Stated goal. Return precisely the span of lines from the top of the material below to the line containing "dates = pd.date_range('2024-11-24', '2025-06-14', freq='D')", both included. Pictures are excluded.

## START Data provided

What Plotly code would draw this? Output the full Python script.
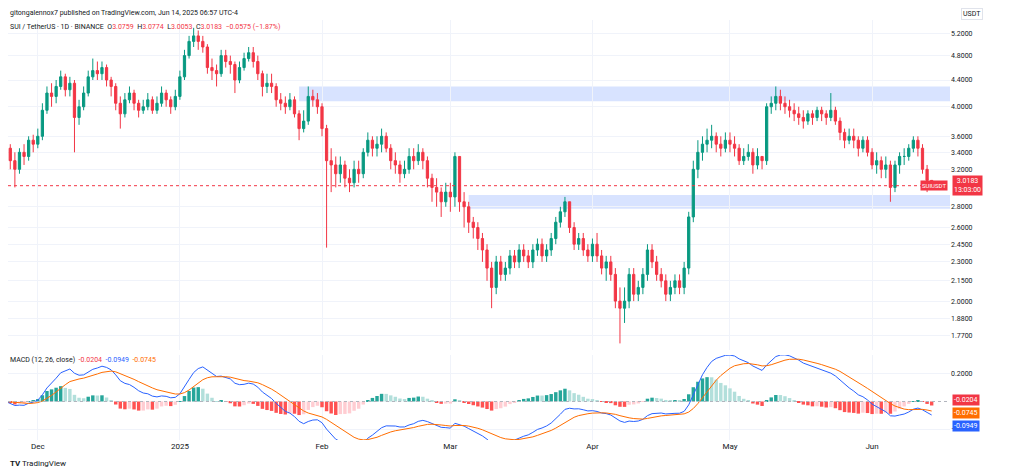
"""SUI / TetherUS 1D candles with MACD - TradingView style"""

import pandas as pd
import plotly.graph_objects as go
from plotly.subplots import make_subplots

dates = pd.date_range('2024-11-24', '2025-06-14', freq='D')

closes = [
    3.45, 3.30, 3.20, 3.40, 3.35, 3.55, 3.50,
    3.60, 3.95, 4.20, 4.15, 4.30, 4.45, 4.25, 4.35, 3.85, 4.00, 4.20, 4.45, 4.55, 4.50, 4.60, 4.40,
    4.30, 4.05, 3.90, 4.10, 4.20, 4.05, 3.95, 4.00, 4.10, 3.95, 4.05, 4.20, 4.10, 4.00, 4.15,
    4.45, 4.80, 5.05, 5.15, 5.05, 4.95, 4.60, 4.55, 4.50, 4.80, 4.70, 4.65, 4.40, 4.60, 4.75, 4.85,
    4.70, 4.50, 4.30, 4.35, 4.30, 4.10, 4.05, 4.00, 4.10, 3.90, 3.70, 3.80, 4.15, 4.10, 4.00,
    3.70, 3.30, 3.25, 3.15, 3.25, 3.10, 3.05, 3.20, 3.15, 3.40, 3.55, 3.45, 3.50, 3.60, 3.45, 3.30,
    3.25, 3.15, 3.20, 3.35, 3.30, 3.40, 3.30, 3.10, 3.00, 2.95, 2.85, 2.95,
    2.90, 3.35, 2.85, 2.80, 2.65, 2.60, 2.50, 2.40, 2.25, 2.10, 2.30, 2.20, 2.25, 2.35, 2.30, 2.40,
    2.35, 2.30, 2.40, 2.45, 2.35, 2.40, 2.50, 2.65, 2.75, 2.85, 2.60, 2.45, 2.50, 2.40, 2.35,
    2.45, 2.35, 2.25, 2.30, 2.20, 2.00, 1.95, 2.00, 2.20, 2.05, 2.10, 2.20, 2.40, 2.30, 2.20, 2.15,
    2.05, 2.10, 2.15, 2.10, 2.25, 2.70, 3.20, 3.40, 3.50, 3.55, 3.60, 3.50, 3.45, 3.55,
    3.50, 3.45, 3.30, 3.35, 3.40, 3.25, 3.35, 3.30, 4.00, 4.05, 4.15, 4.05, 4.00, 3.95, 3.90, 3.85,
    3.80, 3.90, 3.85, 3.95, 3.90, 3.85, 3.95, 3.80, 3.65, 3.55, 3.60, 3.55, 3.45, 3.55, 3.40,
    3.25, 3.30, 3.20, 3.25, 3.00, 3.25, 3.35, 3.35, 3.45, 3.55, 3.45, 3.20, 3.0759, 3.0183,
]
highs = [
    3.55, 3.50, 3.40, 3.45, 3.50, 3.60, 3.62,
    3.70, 4.05, 4.30, 4.35, 4.40, 4.55, 4.50, 4.45, 4.40, 4.10, 4.30, 4.55, 4.75, 4.70, 4.70, 4.65,
    4.45, 4.35, 4.15, 4.20, 4.30, 4.25, 4.10, 4.10, 4.20, 4.15, 4.15, 4.30, 4.25, 4.15, 4.25,
    4.55, 4.90, 5.15, 5.30, 5.25, 5.15, 5.00, 4.75, 4.65, 4.90, 4.90, 4.80, 4.70, 4.70, 4.85, 4.95,
    4.95, 4.80, 4.55, 4.50, 4.50, 4.35, 4.20, 4.15, 4.20, 4.15, 3.95, 3.95, 4.30, 4.25, 4.20,
    4.05, 3.75, 3.45, 3.35, 3.35, 3.30, 3.20, 3.30, 3.30, 3.45, 3.65, 3.60, 3.60, 3.70, 3.65, 3.50,
    3.40, 3.30, 3.30, 3.45, 3.45, 3.50, 3.45, 3.35, 3.15, 3.10, 3.00, 3.05,
    3.05, 3.40, 3.35, 2.95, 2.85, 2.70, 2.65, 2.55, 2.45, 2.30, 2.35, 2.35, 2.30, 2.40, 2.40, 2.45,
    2.45, 2.40, 2.45, 2.50, 2.50, 2.45, 2.55, 2.70, 2.80, 2.90, 2.85, 2.65, 2.55, 2.55, 2.45,
    2.50, 2.55, 2.40, 2.35, 2.35, 2.25, 2.10, 2.10, 2.25, 2.25, 2.15, 2.25, 2.45, 2.45, 2.35, 2.25,
    2.20, 2.15, 2.20, 2.20, 2.30, 2.75, 3.30, 3.55, 3.60, 3.70, 3.75, 3.65, 3.60, 3.65,
    3.65, 3.60, 3.50, 3.45, 3.50, 3.45, 3.45, 3.35, 4.05, 4.15, 4.30, 4.25, 4.15, 4.10, 4.05, 4.00,
    3.95, 3.95, 3.95, 4.00, 4.00, 3.95, 4.20, 4.00, 3.85, 3.70, 3.70, 3.70, 3.60, 3.60, 3.60,
    3.45, 3.40, 3.35, 3.35, 3.30, 3.30, 3.40, 3.45, 3.50, 3.60, 3.60, 3.50, 3.25, 3.0774,
]
lows = [
    3.25, 3.20, 3.00, 3.15, 3.25, 3.30, 3.40,
    3.45, 3.55, 3.90, 4.00, 4.05, 4.25, 4.15, 4.15, 3.40, 3.75, 3.95, 4.15, 4.40, 4.40, 4.40, 4.30,
    4.15, 3.95, 3.70, 3.85, 4.05, 3.95, 3.85, 3.90, 3.95, 3.90, 3.90, 4.00, 4.00, 3.90, 3.95,
    4.10, 4.40, 4.75, 4.95, 4.90, 4.85, 4.50, 4.40, 4.30, 4.45, 4.60, 4.50, 4.20, 4.35, 4.55, 4.70,
    4.60, 4.40, 4.15, 4.20, 4.20, 4.00, 3.95, 3.90, 3.95, 3.85, 3.55, 3.65, 3.75, 4.00, 3.90,
    3.60, 2.42, 2.95, 3.00, 3.05, 3.00, 2.95, 3.00, 3.05, 3.10, 3.35, 3.35, 3.35, 3.40, 3.40, 3.20,
    3.15, 3.05, 3.10, 3.15, 3.20, 3.25, 3.20, 3.00, 2.85, 2.80, 2.70, 2.80,
    2.75, 2.80, 2.75, 2.60, 2.55, 2.50, 2.40, 2.30, 2.15, 1.95, 2.05, 2.15, 2.15, 2.20, 2.25, 2.25,
    2.30, 2.25, 2.25, 2.35, 2.30, 2.30, 2.35, 2.45, 2.60, 2.70, 2.55, 2.40, 2.40, 2.35, 2.30,
    2.30, 2.30, 2.20, 2.15, 2.15, 1.95, 1.72, 1.85, 1.95, 2.00, 2.00, 2.05, 2.15, 2.25, 2.15, 2.10,
    2.00, 2.00, 2.05, 2.05, 2.05, 2.20, 2.65, 3.10, 3.30, 3.40, 3.45, 3.40, 3.35, 3.40,
    3.40, 3.35, 3.25, 3.25, 3.30, 3.15, 3.20, 3.20, 3.25, 3.90, 3.95, 3.95, 3.90, 3.85, 3.80, 3.75,
    3.70, 3.75, 3.75, 3.80, 3.80, 3.75, 3.80, 3.75, 3.55, 3.45, 3.50, 3.45, 3.35, 3.40, 3.35,
    3.20, 3.15, 3.10, 3.10, 2.85, 2.95, 3.15, 3.25, 3.30, 3.40, 3.35, 3.15, 2.95, 3.0053,
]
opens = [3.40] + closes[:-1]

price_ticks = [5.2, 4.8, 4.4, 4.0, 3.6, 3.4, 3.2, 2.8, 2.6, 2.45, 2.3, 2.15, 2.0, 1.88, 1.77]
month_ticks = ['2024-12-01', '2025-01-01', '2025-02-01', '2025-03-01', '2025-04-01', '2025-05-01', '2025-06-01']
month_labels = ['Dec', '2025', 'Feb', 'Mar', 'Apr', 'May', 'Jun']

# MACD 12/26/9
s = pd.Series(closes, index=dates)
macd = s.ewm(span=12, adjust=False).mean() - s.ewm(span=26, adjust=False).mean()
signal = macd.ewm(span=9, adjust=False).mean()
hist = macd - signal
hist_colors = []
prev = 0
for h in hist:
    if h >= 0:
        hist_colors.append('#26a69a' if h >= prev else '#b2dfdb')
    else:
        hist_colors.append('#ff5252' if h <= prev else '#ffcdd2')
    prev = h

UP, DOWN = '#089981', '#f23645'
# page has an 8px body margin, so the figure is drawn 8px smaller and offset
W, H, OFF = 1008, 464, 8
T, B = 12, 32
PH = H - T - B

fig = make_subplots(rows=2, cols=1, shared_xaxes=True)
fig.add_trace(go.Candlestick(
    x=dates, open=opens, high=highs, low=lows, close=closes,
    increasing=dict(line=dict(color=UP, width=1), fillcolor=UP),
    decreasing=dict(line=dict(color=DOWN, width=1), fillcolor=DOWN),
    whiskerwidth=0, showlegend=False), row=1, col=1)
fig.add_trace(go.Bar(x=dates, y=hist, marker_color=hist_colors, marker_line_width=0,
                     showlegend=False), row=2, col=1)
fig.add_trace(go.Scatter(x=dates, y=macd, mode='lines', line=dict(color='#2962ff', width=1),
                         showlegend=False), row=2, col=1)
fig.add_trace(go.Scatter(x=dates, y=signal, mode='lines', line=dict(color='#ff6d00', width=1),
                         showlegend=False), row=2, col=1)

# supply / demand zones
fig.add_shape(type='rect', xref='x', yref='y', x0='2025-01-27', x1='2025-06-18',
              y0=4.08, y1=4.3, fillcolor='rgba(41,98,255,0.18)', line_width=0, layer='below')
fig.add_shape(type='rect', xref='x', yref='y', x0='2025-03-05', x1='2025-06-18',
              y0=2.78, y1=2.92, fillcolor='rgba(41,98,255,0.18)', line_width=0, layer='below')
fig.add_hline(y=closes[-1], line=dict(color=DOWN, width=1, dash='dot'), row=1, col=1)
fig.add_hline(y=0, line=dict(color='#b2b5be', width=1, dash='dot'), row=2, col=1)

fig.update_xaxes(range=['2024-11-24 12:00', '2025-06-18'], showgrid=True, gridcolor='#f0f3fa',
                 tickvals=month_ticks, ticktext=month_labels, showline=False,
                 tickfont=dict(size=8, color='#131722'), rangeslider_visible=False)
fig.update_xaxes(showticklabels=False, row=1, col=1)
fig.update_yaxes(type='log', side='right', range=[0.2253, 0.7364], tickvals=price_ticks,
                 tickformat='.4f', gridcolor='#f0f3fa', tickfont=dict(size=7, color='#131722'),
                 domain=[(440 - 350) / PH, 1], row=1, col=1)
fig.update_yaxes(side='right', range=[-0.28, 0.338], tickvals=[0.2, -0.2], tickformat='.4f',
                 gridcolor='#f0f3fa', zeroline=False, tickfont=dict(size=7, color='#131722'),
                 domain=[0, (440 - 355) / PH], row=2, col=1)


def py(ypx):
    """page pixel y -> paper y"""
    return (H - B - (ypx - OFF)) / PH


ann = [
    (13, 'gitongalennox7 published on TradingView.com, Jun 14, 2025 06:57 UTC-4', 7),
    (27, 'SUI / TetherUS · 1D · BINANCE  O<span style="color:#f23645">3.0759</span>'
         '  H<span style="color:#f23645">3.0774</span>  L<span style="color:#f23645">3.0053</span>'
         '  C<span style="color:#f23645">3.0183  −0.0575 (−1.87%)</span>', 7),
    (360, 'MACD (12, 26, close)  <span style="color:#f23645">-0.0204</span>'
          '  <span style="color:#2962ff">-0.0949</span>  <span style="color:#ff6d00">-0.0745</span>', 7),
    (463, '<b>TV</b> TradingView', 8),
]
fig.update_layout(
    width=W, height=H, template='plotly_white', plot_bgcolor='white',
    margin=dict(l=0, r=66, t=T, b=B), bargap=0.25,
    font=dict(family='Roboto, sans-serif'),
    annotations=[dict(xref='paper', yref='paper', x=0.0, y=py(ypx), text=t,
                      showarrow=False, xanchor='left', yanchor='middle',
                      font=dict(size=sz, color='#131722')) for ypx, t, sz in ann],
)
fig.add_annotation(xref='paper', yref='y', x=1.002, y=0.4797, text='3.0183<br>13:03:00',
                   showarrow=False, xanchor='left', bgcolor=DOWN, font=dict(size=7, color='white'))
fig.add_annotation(xref='paper', yref='y', x=0.998, y=0.4797, text='SUIUSDT',
                   showarrow=False, xanchor='right', bgcolor=DOWN, font=dict(size=6, color='white'))
fig.add_annotation(xref='paper', yref='paper', x=1.012, y=py(14), text='USDT', showarrow=False,
                   xanchor='left', yanchor='middle', font=dict(size=7, color='#131722'),
                   bordercolor='#e0e3eb', borderwidth=1)
for ypx, v, c in [(400, -0.0204, DOWN), (413, -0.0745, '#ff6d00'), (426, -0.0949, '#2962ff')]:
    fig.add_annotation(xref='paper', yref='paper', x=1.002, y=py(ypx), text=f'{v:.4f}',
                       showarrow=False, xanchor='left', yanchor='middle', bgcolor=c,
                       font=dict(size=7, color='white'))
fig.write_html('out.html')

## END Data provided

Full answer.
What Plotly code would draw this? Output the full Python script.
"""SUI / TetherUS 1D candles with MACD - TradingView style"""

import pandas as pd
import plotly.graph_objects as go
from plotly.subplots import make_subplots

dates = pd.date_range('2024-11-24', '2025-06-14', freq='D')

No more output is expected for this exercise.